Although F. Scott Fitzgerald did write other novellas and various short stories, The Great Gatsby will always be considered his magnum opus. The novel, written in 1925, takes place a few years earlier and follows Nick Carraway, the narrator of the book and a World War I veteran, who rents a bungalow in Long Island, New York next to a multi-million-dollar estate owned by a man named Jay Gatsby. Gatsby is known for throwing luxurious parties, and after Nick attends one, the two become friends. The reader is also introduced to Nick’s distant relative Daisy Buchanan and her husband Tom. The book serves as critical social commentary of Prohibition-era America during the height of the Jazz Age, an era which was known for jazz music, economic wealth, rebellious youth, and flapper culture, and showcases Fitzgerald’s personal disillusionment with “the American Dream”. Almost 100 years later, this book is still being taught in high school classrooms around the world.

The Catcher in the Rye by J.D. Salinger

The Catcher in the Rye, published in 1951, was originally intended for adults but is most often read by adolescents due to its themes of angst and alienation. The novel’s protagonist, Holden Caulfield, has also become an icon for teenage rebellion. The story begins just as Holden has been expelled from boarding school, and the reader witnesses his various menial tasks throughout the day – talking to his roommate, going to a comedy show, making small talk with a taxi driver, and attending a nightclub – all while following his exact thought processes. Although popular in many classrooms, it’s had its share of controversies. The book has been censored or banned in many schools since its publication, due to the vulgar language, sexual references, and encouragement of rebellion, among other issues. Despite its calls for censorship, Catcher still remains one of the most popular books of all-time. It was so popular, in fact, that Salinger became a recluse for the rest of his life in order to avoid the unwanted attention. Although he died in 2010 at the age of 91, his legacy continues to live on through the story, which has remained relevant all these years later.

Lord of the Flies by William Golding

Nobel prize winning British Author William Golding wrote Lord of the Flies in 1954, and it then became a movie in 1963 and a remake in 1990. Although not initially well-received, it’s grown in popularity over the decades. It was ranked third in a 2016 poll of the United Kingdom’s favorite books from school and was listed as one of the top 100 most influential novels by BBC as of 2019. It’s also become popular in the United States, and the author Stephen King features it prominently in several of his novels. The plot follows a group of boys stranded on a deserted island in a remote area of the Pacific Ocean, who attempt to create their own government. Considered an allegorical novel because of its hidden meanings, the story includes themes such as tension between rational and irrational emotions and morality and immorality. Although it was written as a young-adult book, these ideas make Lord of the Flies accessible to anyone.
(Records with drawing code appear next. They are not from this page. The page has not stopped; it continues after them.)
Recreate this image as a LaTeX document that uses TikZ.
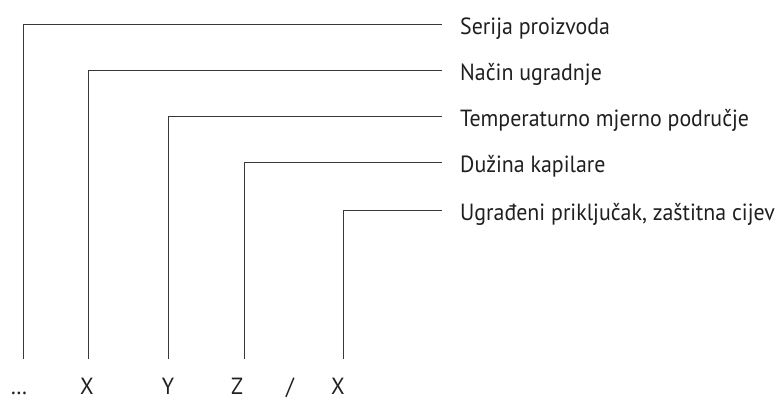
\documentclass[tikz,border=0pt]{standalone}
\usepackage{fontspec}
\setmainfont{PT Sans}[FakeStretch=0.935]
\usetikzlibrary{calc}
\begin{document}
\begin{tikzpicture}[x=1bp,y=-1bp,
  lead/.style={line width=0.9bp,black!78},
  lbl/.style={anchor=west,inner sep=0pt,text height=16.5bp,text depth=0pt,font=\fontsize{23.5}{28}\selectfont,text=black!88},
  code/.style={anchor=base,inner sep=0pt,font=\fontsize{23.5}{28}\selectfont,text=black!88}]
\useasboundingbox (0,0) rectangle (779,398);
\coordinate (F1) at (23,359);
\coordinate (F2) at (88,359);
\coordinate (F3) at (168.7,359);
\coordinate (F4) at (244.3,359);
\coordinate (F5) at (343.3,359);
\coordinate (E1) at (442,24.7);
\coordinate (E2) at (442,70.7);
\coordinate (E3) at (442,116.7);
\coordinate (E4) at (442,162.3);
\coordinate (E5) at (442,210.3);
\node[lbl] (serija) at ($(E1)+(18,2)$) {Serija proizvoda};
\node[lbl] (nacin) at ($(E2)+(18,2)$) {Način ugradnje};
\node[lbl] (temp) at ($(E3)+(18,2)$) {Temperaturno mjerno područje};
\node[lbl] (duzina) at ($(E4)+(18,2)$) {Dužina kapilare};
\node[lbl] (prikljucak) at ($(E5)+(18,2)$) {Ugrađeni priključak, zaštitna cijev};
\node[code] (dots) at (19,394) {\dots};
\node[code] (x1) at (87,394) {X};
\node[code] (y) at (168,394) {Y};
\node[code] (z) at (237,394) {Z};
\node[code] (sl) at (290,394) {/};
\node[code] (x2) at (338,394) {X};
\draw[lead] (F1) |- (E1);
\draw[lead] (F2) |- (E2);
\draw[lead] (F3) |- (E3);
\draw[lead] (F4) |- (E4);
\draw[lead] (F5) |- (E5);
\end{tikzpicture}
\end{document}
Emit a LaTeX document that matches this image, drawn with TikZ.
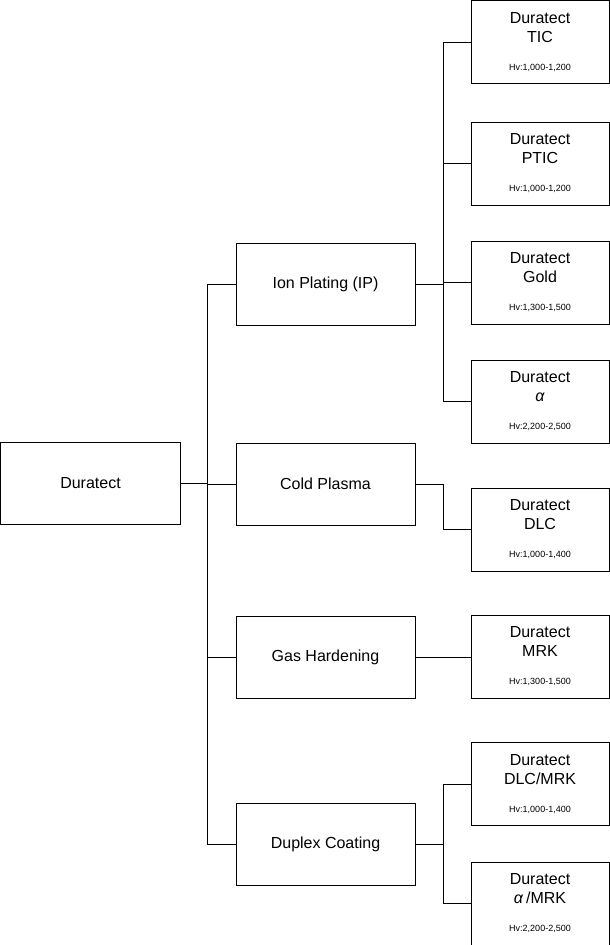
\documentclass[tikz,border=0pt]{standalone}
\usepackage{fontspec}
\setmainfont{Liberation Sans}
\usetikzlibrary{positioning}
\newcommand{\hvsize}{\fontsize{9}{11}\selectfont}

\begin{document}
\begin{tikzpicture}[
    x=1pt, y=-1pt,
    box/.style={rectangle, draw=black, line width=1pt, minimum width=179pt, minimum height=82pt, align=center, font=\fontsize{16}{20}\selectfont},
    leaf/.style={rectangle, draw=black, line width=1pt, minimum width=138pt, minimum height=83pt, align=center, font=\fontsize{16}{19}\selectfont},
    line/.style={line width=1pt}
]
\useasboundingbox (0,0) rectangle (610,945);

% Root
\node[box, minimum width=180pt] (root) at (90.5,483) {Duratect};

% Processes
\node[box] (ion) at (325.5,284) {Ion Plating (IP)};
\node[box] (cold) at (325.5,484) {Cold Plasma};
\node[box] (gas) at (325.5,657) {Gas Hardening};
\node[box] (duplex) at (325.5,844) {Duplex Coating};

% Products
\node[leaf] (tic) at (540,42) {Duratect\\TIC\\[9pt]{\hvsize Hv:1,000-1,200}};
\node[leaf] (ptic) at (540,163.5) {Duratect\\PTIC\\[9pt]{\hvsize Hv:1,000-1,200}};
\node[leaf] (gold) at (540,282.5) {Duratect\\Gold\\[9pt]{\hvsize Hv:1,300-1,500}};
\node[leaf] (alpha) at (540,401.5) {Duratect\\\textit{α}\\[9pt]{\hvsize Hv:2,200-2,500}};
\node[leaf] (dlc) at (540,529.5) {Duratect\\DLC\\[9pt]{\hvsize Hv:1,000-1,400}};
\node[leaf] (mrk) at (540,656.5) {Duratect\\MRK\\[9pt]{\hvsize Hv:1,300-1,500}};
\node[leaf] (dlcmrk) at (540,784) {Duratect\\DLC/MRK\\[9pt]{\hvsize Hv:1,000-1,400}};
\node[leaf] (amrk) at (540,903.5) {Duratect\\\textit{α}\,/MRK\\[9pt]{\hvsize Hv:2,200-2,500}};

% Bus points
\coordinate (rbus) at (207,483);
\coordinate (ibus) at (443,284);
\coordinate (dbus) at (443,844);

% Root connectors
\draw[line] (root) -- (rbus);
\foreach \n in {ion,cold,gas,duplex}
  \draw[line] (rbus) |- (\n.west);

% Ion plating connectors
\draw[line] (ion) -- (ibus);
\foreach \n in {tic,ptic,gold,alpha}
  \draw[line] (ibus) |- (\n.west);

% Single connectors
\draw[line] (cold.east) -- ++(28,0) |- (dlc.west);
\draw[line] (gas.east) -- (gas.east -| mrk.west);

% Duplex connectors
\draw[line] (duplex) -- (dbus);
\foreach \n in {dlcmrk,amrk}
  \draw[line] (dbus) |- (\n.west);

\end{tikzpicture}
\end{document}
Hamlet by William Shakespeare

An English class would be incomplete without at least one piece of literature by Shakespeare, and Hamlet is one of his most famous. Shakespeare’s plays were grouped into three categories: comedies, histories, and tragedies, and Hamlet is the latter. If you decide to read it, however, you’ll want to give yourself plenty of time, because it’s his longest play and has over 30,000 words! The story is about Prince Hamlet seeking revenge on his uncle, Claudius, who has murdered Hamlet’s father in order to marry his mother. The concept was derived from the legend of Amleth, who is a figure in Scandinavian medieval legend, because Shakespeare often drew from history and other plays when writing his own. Hamlet is not an easy read, as it is written in Early Modern English, but there are plenty of copies available with footnotes to help you with some of the words.